Infine, mettendo in piedi un sistema di gaming nello stile di quello delle Autumn Nations Series, si potrebbe coinvolgere anche l’aspetto ludico nel pacchetto, facendo giocare gli appassionati e le appassionate a un fantasy rugby con ben 16 squadre da cui scegliere. Questo tipo di giochi, all’apparenza puramente di intrattenimento, hanno anche la proprietà di far conoscere i giocatori e le squadre agli appassionati, aumentando la notorietà degli stessi fra i fan. Tutto questo, insieme, sarebbe un ottimo modo di sfruttare il prodotto per far crescere il nostro sport in termini di fama nei luoghi dove ancora non è così conosciuto.

Ipotesi in Italia
Facciamo un’ipotesi: la prima competizione di questo tipo potrebbe essere ospitata proprio dall’Italia, nazione “di raccordo” fra Tier 1 e 2, dotata di un buon numero di impianti sportivi derivanti dal calcio ma adattabili al rugby, e di grande interesse turistico. Il rugby non attrae folle oceaniche nell’ordine degli 80,000 posti per ogni partita, ed è dunque impensabile usare tutti gli stadi più grandi del calcio rischiando di vederli mezzi vuoti. A parte lo stadio Olimpico di Roma, che ha comunque i suoi difetti, ci sono una serie di impianti importanti in giro per l’Italia che si presterebbero molto bene allo scopo. Facciamo alcuni nomi fra cui poter scegliere:
Città | Stadio | Capienza |
---|---|---|
Udine | Stadio Friuli – DaciArena | 25,132 |
Milano | Stadio Giuseppe Meazza | 80,018 |
Torino | Juventus Stadium | 41,507 |
Genova | Stadio Luigi Ferraris | 36,599 |
Bologna | Stadio Renato Dall’ara | 38,279 |
Firenze | Stadio Artemio Franchi | 43,147 |
Roma | Stadio Olimpico | 72,698 |
Napoli | Stadio Diego Armando Maradona | 54,726 |
Bari | Stadio San Nicola | 58,270 |
Palermo | Stadio Renzo Barbera | 36,365 |
L’ideale sarebbe concentrare tutto su una selezione di città così da massimizzare gli introiti turistici. Ora, parliamoci chiaro: questa competizione non avrebbe la stessa portata dei mondiali di rugby, e dunque gli stadi di dimensione troppo elevata rischierebbero di rimanere vuoti e fare brutta impressione. Dunque, se stesse a me decidere, eviterei di utilizzare sia San Siro che l’Olimpico, solo uno dei due. Udine, Torino, Firenze e Napoli coprirebbero tutto il territorio nazionale, tenendo l’Olimpico di Roma per le fasi finali. Una tale dispersione geografica aiuterebbe a portare il rugby in giro per l’Italia e non solo a Roma.

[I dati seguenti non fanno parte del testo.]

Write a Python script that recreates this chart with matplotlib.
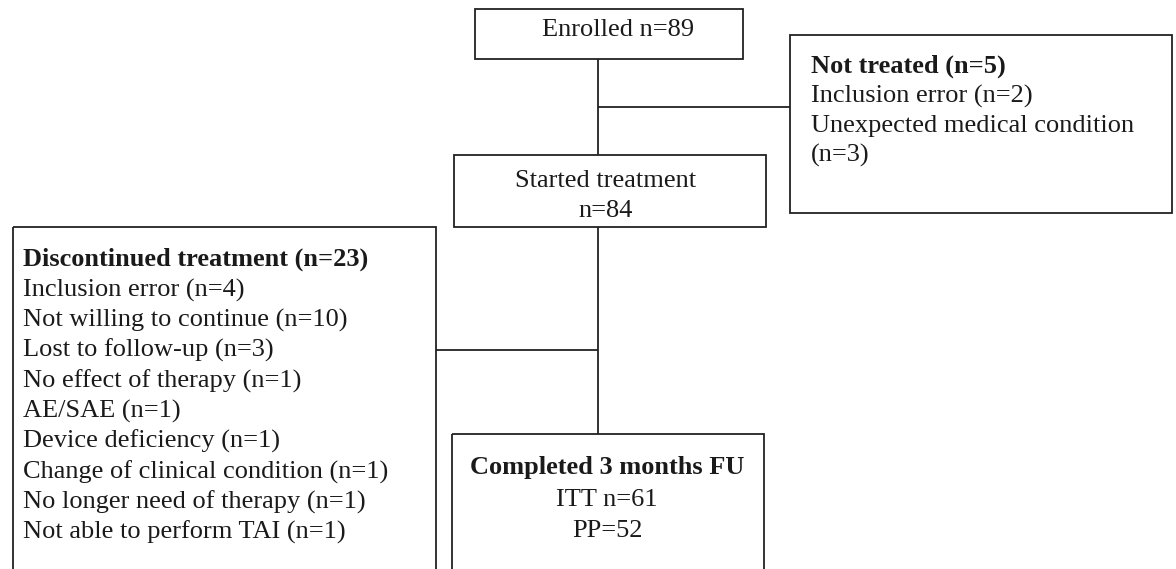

In conclusione: è fattibile?
Coi ricavi di questo torneo la nazione ospitante potrebbe adeguare questi impianti (o almeno alcuni) così da elevare le proprie infrastrutture rugbistiche e di conseguenza la qualità del proprio movimento in generale. Un esempio ne è lo Stadio Flaminio di Roma, un tempo casa degli Azzurri e dell’Italrugby, e ora in declino. Uno stadio ottimo per il rugby, con il pubblico vicino al campo, caldo e rumoroso. Coi guadagni derivanti da una competizione così, si potrebbe davvero ricostruire uno stadio che è stato così importante, nonché migliorare quelli delle franchigie e dei club di Top10 o inferiori. Questo discorso si può applicare a tutte le unions partecipanti a un torneo del genere. Immaginare lo stesso contesto ma in Spagna o in Portogallo non è difficile, mentre quando ospitato in Inghilterra o in Irlanda sarebbe un occasione per i tifosi di unions meno storiche per conoscere i luoghi dove il nostro sport si è fatto adulto. In conclusione, un torneo come questo avrebbe un impatto enormemente positivo sul rugby europeo. Si tratta, però, di un grande salto nel buio economicamente parlando. Un tipo di salto che spesso piace ai tifosi e non agli investitori, che alla fine della fiera, sono quelli che mandano avanti il circo. Stiamo a vedere.